The U.S. trade gap narrowed unexpectedly in August as oil imports plunged and exports grew for the fourth consecutive month, a U.S. Commerce Department report showed on Friday.
The deficit was $30.7 billion, down 3.6 percent from July, surprising analysts who expected higher oil prices and business stock rebuilding to widen the gap in August.
Average oil import prices rose for the sixth consecutive month to $64.75 per barrel. But petroleum imports fell more than 10 percent in volume, cutting the oil import bill.
Inventories of petroleum products have been running high, so cutting oil imports helps bring them down, said Nigel Gault, chief economist at IHS Global Insight.
As the United States climbs out of a recession that began in December 2007, analysts expect imports to grow faster than exports, which would make trade a drag on economic growth.
But in August, the situation was the reverse as goods and services imports fell 0.6 percent to $158.9 billion and exports grew 0.2 percent to $128.2 billion.
Markets mostly shrugged off the report, which showed trade hitting a plateau in August after partly recovering from a sharp plunge that began in mid-2008.
This is temporary payback from the strong numbers in July, said Zach Pandl, economist at Nomura Securities International in New York. The bottom line is that the trade picture from the United States is cloudy right now.

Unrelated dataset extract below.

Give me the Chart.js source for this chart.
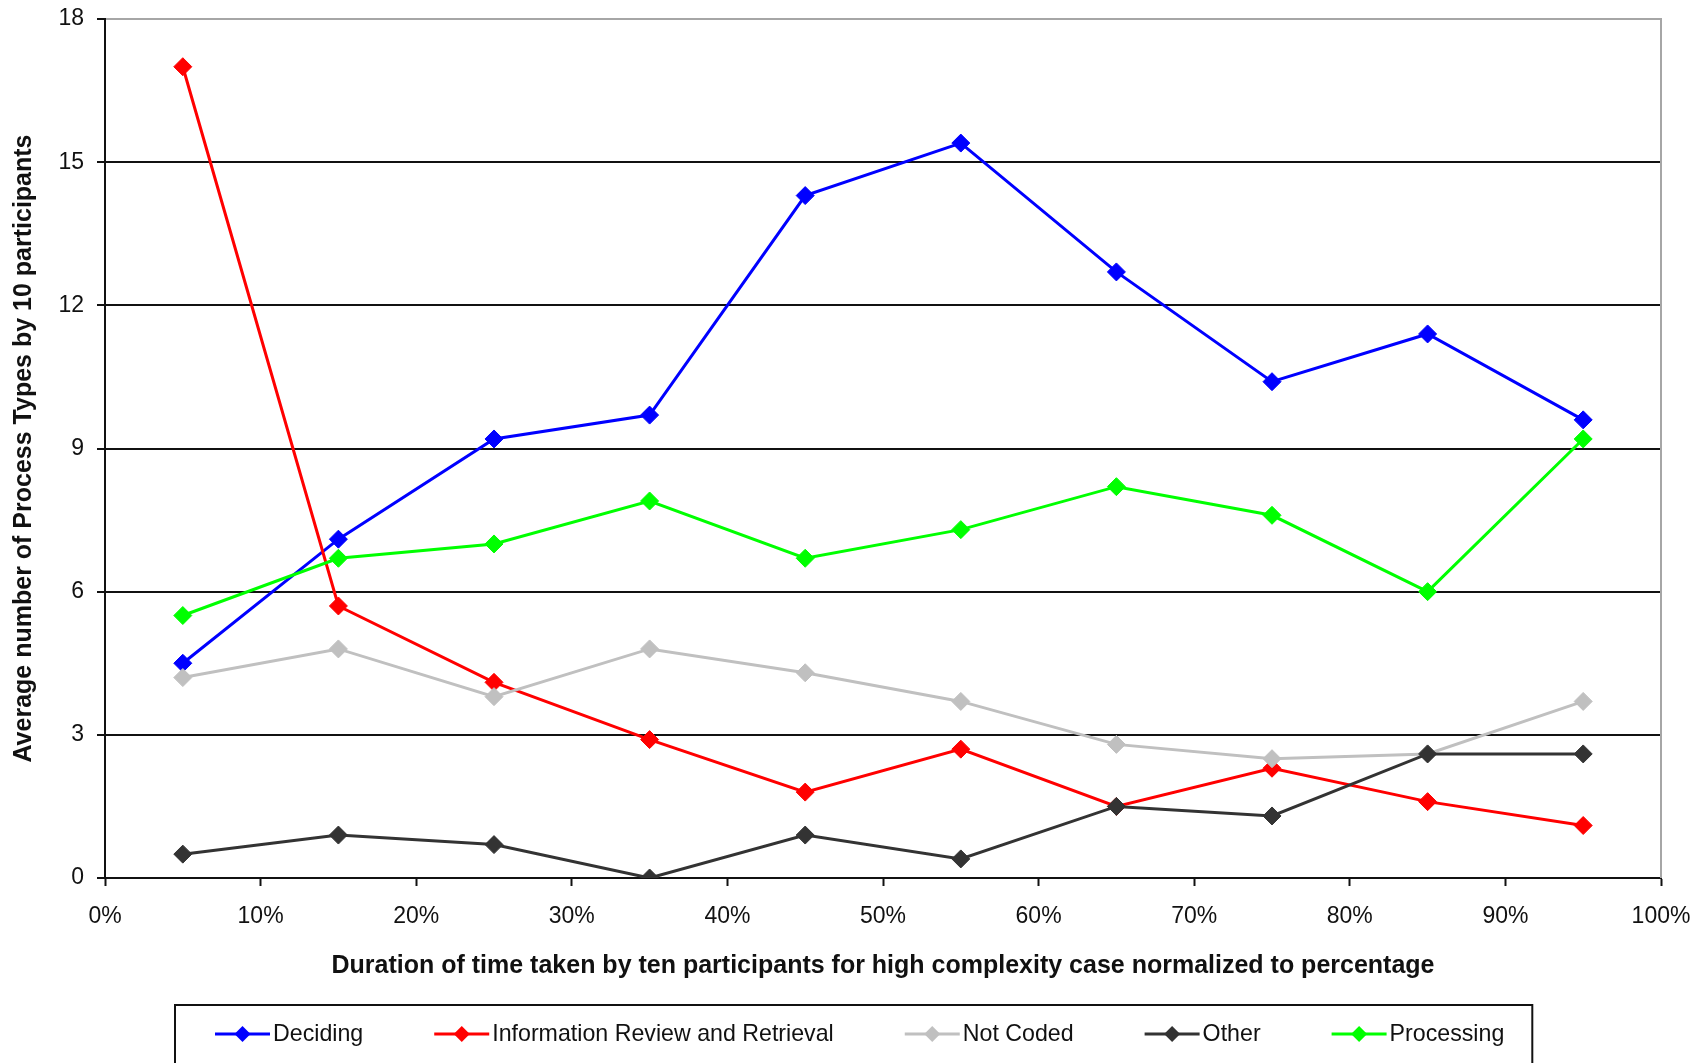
<!DOCTYPE html>
<html>
<head>
<meta charset="utf-8">
<title>Process types over normalized duration</title>
<script src="https://cdn.jsdelivr.net/npm/chart.js@4/dist/chart.umd.min.js"></script>
<style>
  html, body { margin: 0; padding: 0; background: #ffffff; }
  #wrap { width: 1696px; height: 1063px; }
</style>
</head>
<body>
<div id="wrap"><canvas id="chart" width="1696" height="1063"></canvas></div>
<script>
// Time position of each sample (midpoint of each 10% slice)
const timePercent = [5, 15, 25, 35, 45, 55, 65, 75, 85, 95];

// Average count of each process type across 10 participants
const deciding   = [4.5, 7.1, 9.2, 9.7, 14.3, 15.4, 12.7, 10.4, 11.4, 9.6];
const infoReview = [17.0, 5.7, 4.1, 2.9, 1.8, 2.7, 1.5, 2.3, 1.6, 1.1];
const notCoded   = [4.2, 4.8, 3.8, 4.8, 4.3, 3.7, 2.8, 2.5, 2.6, 3.7];
const other      = [0.5, 0.9, 0.7, 0.0, 0.9, 0.4, 1.5, 1.3, 2.6, 2.6];
const processing = [5.5, 6.7, 7.0, 7.9, 6.7, 7.3, 8.2, 7.6, 6.0, 9.2];

const seriesNames = ['Deciding', 'Information Review and Retrieval', 'Not Coded', 'Other', 'Processing'];
const seriesColors = ['#0000ff', '#ff0000', '#c0c0c0', '#333333', '#00ff00'];
const seriesValues = [deciding, infoReview, notCoded, other, processing];

const xTitle = 'Duration of time taken by ten participants for high complexity case normalized to percentage';
const yTitle = 'Average number of Process Types by 10 participants';

const FONT = '"Liberation Sans", Arial, Helvetica, sans-serif';

const datasets = seriesNames.map((name, i) => ({
  label: name,
  data: timePercent.map((x, j) => ({ x: x, y: seriesValues[i][j] })),
  borderColor: seriesColors[i],
  backgroundColor: seriesColors[i],
  pointBackgroundColor: seriesColors[i],
  pointBorderColor: seriesColors[i],
  borderWidth: 3,
  pointStyle: 'rectRot',
  pointRadius: 9,
  pointBorderWidth: 1,
  tension: 0,
  order: seriesNames.length - i
}));

// Gray frame on the right edge of the plot
const plotFrame = {
  id: 'plotFrame',
  afterDraw(chart) {
    const { ctx, chartArea } = chart;
    ctx.save();
    ctx.strokeStyle = '#a6a6a6';
    ctx.lineWidth = 2;
    ctx.beginPath();
    ctx.moveTo(chartArea.right, chartArea.top - 1);
    ctx.lineTo(chartArea.right, chartArea.bottom);
    ctx.stroke();
    ctx.restore();
  }
};

// Boxed legend row under the axis title
const boxedLegend = {
  id: 'boxedLegend',
  afterDraw(chart) {
    const { ctx } = chart;
    const boxLeft = 175, boxTop = 1005;
    const padL = 40, padR = 28;
    const lineLen = 55, textGap = 3, itemGap = 71;
    const textY = 1034;
    ctx.save();
    ctx.font = '23.2px ' + FONT;
    ctx.textBaseline = 'middle';
    ctx.textAlign = 'left';
    let x = boxLeft + padL;
    const items = chart.data.datasets;
    items.forEach((ds, i) => {
      ctx.strokeStyle = ds.borderColor;
      ctx.lineWidth = 3;
      ctx.beginPath();
      ctx.moveTo(x, textY);
      ctx.lineTo(x + lineLen, textY);
      ctx.stroke();
      const cx = x + lineLen / 2, r = 8;
      ctx.fillStyle = ds.borderColor;
      ctx.beginPath();
      ctx.moveTo(cx - r, textY);
      ctx.lineTo(cx, textY - r);
      ctx.lineTo(cx + r, textY);
      ctx.lineTo(cx, textY + r);
      ctx.closePath();
      ctx.fill();
      x += lineLen + textGap;
      ctx.fillStyle = '#111111';
      ctx.fillText(ds.label, x, textY + 1);
      x += ctx.measureText(ds.label).width;
      if (i < items.length - 1) x += itemGap;
    });
    const boxRight = x + padR;
    ctx.strokeStyle = '#111111';
    ctx.lineWidth = 2;
    ctx.strokeRect(boxLeft, boxTop, boxRight - boxLeft, 120);
    ctx.restore();
  }
};

new Chart(document.getElementById('chart'), {
  type: 'line',
  data: { datasets: datasets },
  options: {
    responsive: false,
    maintainAspectRatio: false,
    animation: false,
    layout: { padding: { left: 0, top: 19, right: 35, bottom: 78 } },
    plugins: {
      legend: { display: false },
      tooltip: { enabled: false }
    },
    scales: {
      x: {
        type: 'linear',
        min: 0,
        max: 100,
        offset: false,
        afterFit(scale) {
          scale.height = 107;
          scale.paddingLeft = 0;
          scale.paddingRight = 0;
        },
        ticks: {
          stepSize: 10,
          padding: 17,
          color: '#111111',
          font: { family: FONT, size: 23 },
          callback: v => v + '%',
          maxRotation: 0
        },
        grid: {
          drawOnChartArea: false,
          drawTicks: true,
          tickLength: 8,
          tickColor: '#111111',
          tickWidth: 2
        },
        border: { display: true, color: '#111111', width: 2 },
        title: {
          display: true,
          text: xTitle,
          color: '#111111',
          font: { family: FONT, size: 25, weight: 'bold' },
          padding: { top: 4, bottom: 4 }
        }
      },
      y: {
        min: 0,
        max: 18,
        afterFit(scale) {
          scale.width = 105;
          scale.paddingTop = 0;
          scale.paddingBottom = 0;
        },
        ticks: {
          stepSize: 3,
          padding: 13,
          color: '#111111',
          font: { family: FONT, size: 23 }
        },
        grid: {
          color: ctx => (ctx.tick && ctx.tick.value === 18) ? '#a6a6a6' : '#111111',
          lineWidth: 2,
          drawTicks: true,
          tickLength: 8,
          tickColor: '#111111',
          tickWidth: 2
        },
        border: { display: true, color: '#111111', width: 2 },
        title: {
          display: true,
          text: yTitle,
          color: '#111111',
          font: { family: FONT, size: 25, weight: 'bold' },
          padding: { top: 9, bottom: 4 }
        }
      }
    }
  },
  plugins: [plotFrame, boxedLegend]
});
</script>
</body>
</html>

During the first half of 2009, trade was one of the few positive contributors to U.S. economic growth because imports fell more steeply than exports.
In the third quarter, trade is likely to be a drag on GDP growth of about 0.4 percentage point, with imports up more than exports, but GDP growth should still come in at just above 3.5 percent, Gault said.
Despite the overall import drop, imports from China and Mexico were the highest since November and those from Canada were the highest since December.
Imports of autos and auto parts also were the highest since late 2008, in a sign of demand generated by the federal government's cash for clunkers incentive program for autos.
Exports of services, led by an increase in travel and freight and port services, grew slightly in August, while goods exports fell.
Capital goods exports were the lowest since October 2005, reflecting a large drop in civilian aircraft shipments.
Some other categories such as industrial supplies and materials, autos and auto parts and petroleum products posted gains during the month.